I cannot wrap my head around this.
I cannot, in any sincerity, imagine even in the most preposterous of dystopian cyberpunk-ass future, envision this scenario that came into my life. I know my dad watches long, meaningless streams of seemingly interchangeable interactions between overpaid white blobs, and occasionally talks to the television about what a good or bad job they’re doing. That’s cultural. That’s a game. That’s sport, I know that shit.
In Demolition Man there’s a gag about the idea of characters listening to old retro jingles for the fast food chains that are all that remain of 20th century culture, the only pop songs on the radio being the ads. That feels like it has some stunning boomer energy, really, when you consider it’s basically ‘oh, the ads are becoming so much more of the radio these days!’ which, sure, whatever, I don’t even listen to the radio itself.
But right now, on Youtube, there is a channel that is literally just ads, and I am subscribed to it, and I put it on when I need something restful that isn’t headphone-required. Because it’s a channel about stationery supplies.
JetPens is a store.
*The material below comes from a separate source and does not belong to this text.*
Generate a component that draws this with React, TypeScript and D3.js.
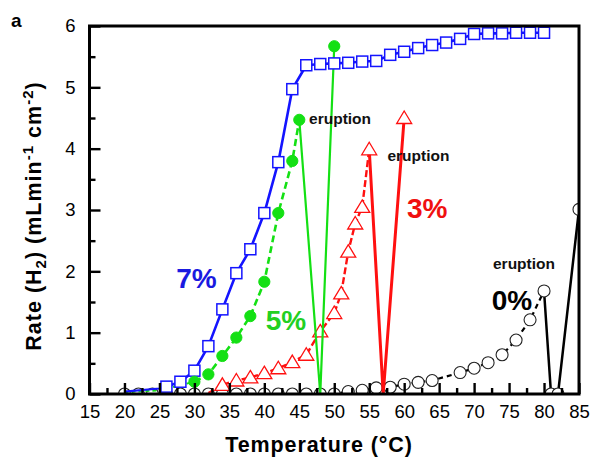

It is a business, in California, that sells pens and pencils and pencil cases and sharpeners and card dies and obscure book stuff and backpacks and so many things and the store doesn’t serve Australia.
I mean I can order from it if I want but I don’t need to. There are local stores in Australia that can probably handle the products, if I want them, but what’s more, I don’t really want to buy them. I have my needs met, here. But instead, I watch this channel of gentle, interesting, upbeat and completely friction free ads, and sometimes, thanks to them, think about the kinds of problems I see in the material objects I work with, and the ways I might work on them going forward.
Oh, and it’s great for gift ideas for Fox.